1.
1 мая 2024 г. в 18:30
В обретших пустой механический холод глазах еле видно отражается поникший вид мироходца. Его ломают очень медленно, как несчастную случайно пойманную бабочку. Выворачивают лапки в обратную сторону, безвозвратно портят прекрасные крылья, предавая им облик разорванного в клочья листа. Оставляют погибать в траве, вопрошая себя о всей своей вине, из-за которой он заслужил эту участь.
— Вам пора идти. — голос, потерявший всю былую жизнь в себе. Переставший быть частью отобранного Дилана.
Сердце неприятно колет, кажется, оно совсем скоро остановится, увязнет в пучине боли и собранной внутри желчи. С губ еле слышно доносится разочарованный вздох, не сумевший стать словом.
— Если хозяйка захочет с вами встретиться снова, она об этом скажет.
— «Дилан, очнись, ты человек, не игрушка, она не хозяйка—»
— Я ничем не могу вам помочь. — обрубает рывком тираду мыслей обезличенный голос. Тёмные зрачки по-рыбьему утыкаются в обескураженный и сломленный вид Лололошки.
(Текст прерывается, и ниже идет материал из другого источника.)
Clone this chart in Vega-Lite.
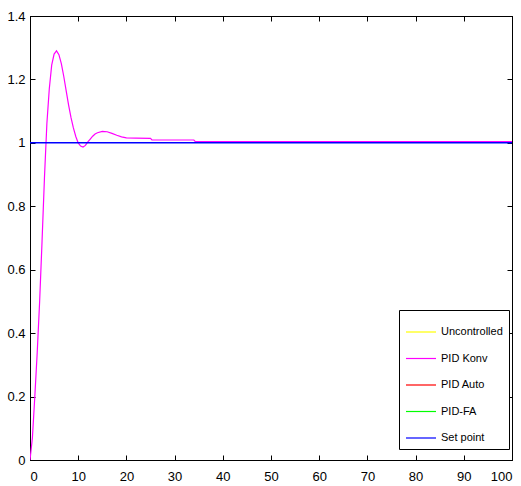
{
  "$schema": "https://vega.github.io/schema/vega-lite/v6.json",
  "width": 482,
  "height": 444,
  "autosize": {"type": "none"},
  "padding": {"left": 30, "top": 16, "right": 9, "bottom": 26},
  "background": "white",
  "config": {
    "view": {"stroke": "#000000", "strokeWidth": 1},
    "font": "Liberation Sans",
    "axis": {
      "grid": false,
      "domainColor": "#000000",
      "tickColor": "#000000",
      "tickSize": -5,
      "tickWidth": 1,
      "labelFont": "Liberation Sans",
      "labelFontSize": 13,
      "labelColor": "#000000",
      "title": null
    }
  },
  "datasets": {
    "series": [
      {"t": 0, "v": 0, "s": "PID Konv"},
      {"t": 0.5, "v": 0.07, "s": "PID Konv"},
      {"t": 1, "v": 0.2, "s": "PID Konv"},
      {"t": 1.5, "v": 0.34, "s": "PID Konv"},
      {"t": 2, "v": 0.5, "s": "PID Konv"},
      {"t": 2.5, "v": 0.69, "s": "PID Konv"},
      {"t": 3, "v": 0.89, "s": "PID Konv"},
      {"t": 3.5, "v": 1.06, "s": "PID Konv"},
      {"t": 4, "v": 1.17, "s": "PID Konv"},
      {"t": 4.5, "v": 1.245, "s": "PID Konv"},
      {"t": 5, "v": 1.28, "s": "PID Konv"},
      {"t": 5.5, "v": 1.29, "s": "PID Konv"},
      {"t": 6, "v": 1.278, "s": "PID Konv"},
      {"t": 6.5, "v": 1.25, "s": "PID Konv"},
      {"t": 7, "v": 1.21, "s": "PID Konv"},
      {"t": 7.5, "v": 1.165, "s": "PID Konv"},
      {"t": 8, "v": 1.12, "s": "PID Konv"},
      {"t": 8.5, "v": 1.08, "s": "PID Konv"},
      {"t": 9, "v": 1.047, "s": "PID Konv"},
      {"t": 9.5, "v": 1.02, "s": "PID Konv"},
      {"t": 10, "v": 1.0, "s": "PID Konv"},
      {"t": 10.5, "v": 0.99, "s": "PID Konv"},
      {"t": 11, "v": 0.987, "s": "PID Konv"},
      {"t": 11.5, "v": 0.992, "s": "PID Konv"},
      {"t": 12, "v": 1.003, "s": "PID Konv"},
      {"t": 12.5, "v": 1.012, "s": "PID Konv"},
      {"t": 13, "v": 1.021, "s": "PID Konv"},
      {"t": 13.5, "v": 1.028, "s": "PID Konv"},
      {"t": 14, "v": 1.032, "s": "PID Konv"},
      {"t": 15, "v": 1.036, "s": "PID Konv"},
      {"t": 16, "v": 1.035, "s": "PID Konv"},
      {"t": 17, "v": 1.03, "s": "PID Konv"},
      {"t": 18, "v": 1.024, "s": "PID Konv"},
      {"t": 19, "v": 1.019, "s": "PID Konv"},
      {"t": 20, "v": 1.016, "s": "PID Konv"},
      {"t": 22, "v": 1.015, "s": "PID Konv"},
      {"t": 25, "v": 1.014, "s": "PID Konv"},
      {"t": 25.3, "v": 1.009, "s": "PID Konv"},
      {"t": 34, "v": 1.009, "s": "PID Konv"},
      {"t": 34.3, "v": 1.004, "s": "PID Konv"},
      {"t": 100, "v": 1.004, "s": "PID Konv"},
      {"t": 0, "v": 1, "s": "Set point"},
      {"t": 100, "v": 1, "s": "Set point"}
    ]
  },
  "data": {"name": "series"},
  "encoding": {
    "x": {"field": "t", "type": "quantitative", "scale": {"domain": [0, 100], "nice": false, "zero": false}},
    "y": {"field": "v", "type": "quantitative", "scale": {"domain": [0, 1.4], "nice": false, "zero": false}},
    "color": {
      "field": "s",
      "type": "nominal",
      "scale": {
        "domain": ["Uncontrolled", "PID Konv", "PID Auto", "PID-FA", "Set point"],
        "range": ["#ffff00", "#ff00ff", "#ff0000", "#00ff00", "#0000ff"]
      },
      "legend": {
        "title": null,
        "orient": "none",
        "legendX": 369,
        "legendY": 294,
        "direction": "vertical",
        "symbolType": "stroke",
        "symbolSize": 900,
        "symbolStrokeWidth": 1.2,
        "labelFont": "Liberation Sans",
        "labelFontSize": 11,
        "labelColor": "#000000",
        "labelOffset": 4,
        "rowPadding": 5.5,
        "padding": 6,
        "strokeColor": "#000000",
        "fillColor": "#ffffff"
      }
    }
  },
  "layer": [
    {
      "transform": [{"filter": "datum.s === 'PID Konv'"}],
      "mark": {"type": "line", "strokeWidth": 1.2, "clip": true},
      "encoding": {
        "x": {"field": "t", "type": "quantitative", "axis": {"orient": "bottom", "values": [0,10,20,30,40,50,60,70,80,90,100], "format": "d", "labelPadding": 15}},
        "y": {"field": "v", "type": "quantitative", "axis": {"orient": "left", "values": [0,0.2,0.4,0.6,0.8,1,1.2,1.4], "format": "~g", "labelPadding": 10}}
      }
    },
    {
      "transform": [{"filter": "datum.s === 'Set point'"}],
      "mark": {"type": "line", "strokeWidth": 1.5, "clip": true, "color": "#2a4cff"},
      "encoding": {
        "x": {"field": "t", "type": "quantitative", "axis": {"orient": "top", "values": [0,10,20,30,40,50,60,70,80,90,100], "labels": false}},
        "y": {"field": "v", "type": "quantitative", "axis": {"orient": "right", "values": [0,0.2,0.4,0.6,0.8,1,1.2,1.4], "labels": false}}
      }
    }
  ],
  "resolve": {"axis": {"x": "independent", "y": "independent"}}
}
Парень еле слышимо сглатывает застрявший ком в горле, сжимая до побеления костяшек несчастный кабель в кармане. В душе больно играют чувства. Хочется схватить Дилана за руки, попытаться убрать с него этот вылизанный фартук, молить о том, чтобы перепрошивка начала сбоить и он наконец-то вспомнил себя настоящего. Не эту притворную марионетку, поддающуюся чужой власти, не болванку, переставшую даже носить некогда знакомое и приятное на слух имя. А себя, настоящего, мыслящего, чувствующего, живого.
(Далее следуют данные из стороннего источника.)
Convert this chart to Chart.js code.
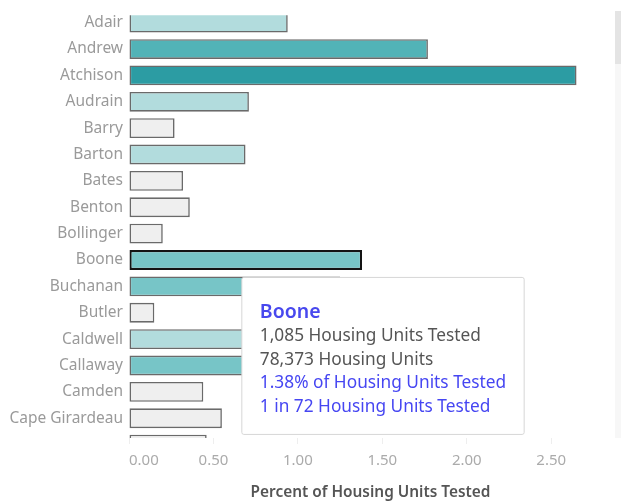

Лололошка поспешно утирает выступающую слезу на уголке глаза. Как хорошо, что за тёмными очками ничего не видно. Глаза, полные злости за несправедливость, обиды, вопросов, выглядят слишком хрупко, стеклянно. В них потухла невидимая искра. Разломилась на части, рассыпалась, исчезла безвозвратно.
— «Ричард был прав. Я не должен был привязываться к ним, это слишком больно» — неоспоримый факт, о котором хотелось думать как о выдумке, о глупости, не имеющей место быть в реальности. — «Я идиот, смеялся когда-то над ним, как над дураком» — с болезненной улыбкой морщится самому себе Ло.
— Такси ждёт вас на выходе.
Мироходец не выдерживает. Вцепляется в лямки фартука, дёргая его на себя, от чего на безжизненном лице выстраивается совсем лёгкая эмоция удивления. Парень что-то бессвязно рычит, фыркает, вопрошает, с накопленной злобой впиваясь худыми и юркими пальцами в начищенную до тошноты одежду. Она неестественна, Дилан неестественен, всё неестественно.
— Почему именно сейчас?
— Почему ты?
— Почему не я?
— За что?
— Для чего?
Тирада продолжается совсем недолго, вскоре Лололошка с остывающей злостью утыкается в грудину, через накрахмаленную рубашку чувствовался холод железа, имитации человека.
Парень не плачет, не сдерживается, не моргает, сгоняя слёзы, ничего. Он ужасно устал, не в силах терпеть метафоричные удары. Кажется, вот-вот сломается, но когда это наступит? А может, наступило?
Затылок сверлит взгляд осуждения, с чужих губ ничего не сходит. Ни слова. Подобие друга неподвижно стоит, ждёт времени, когда обезумевший от горя уйдёт, оставив отрубленное цифровое сознание в покое.
Рывком, Лололошка отрывается от чужой груди, слегка отталкивая робота в сторону, вяло тащится к дверям. Хлопает ими, от чего по стеклу мелкими волнами идёт дрожь, поспешно утихая. Обслуживающий смотрит без эмоций, провожает взглядом. Ему всё равно, он даже не человек, ему не за что переживать.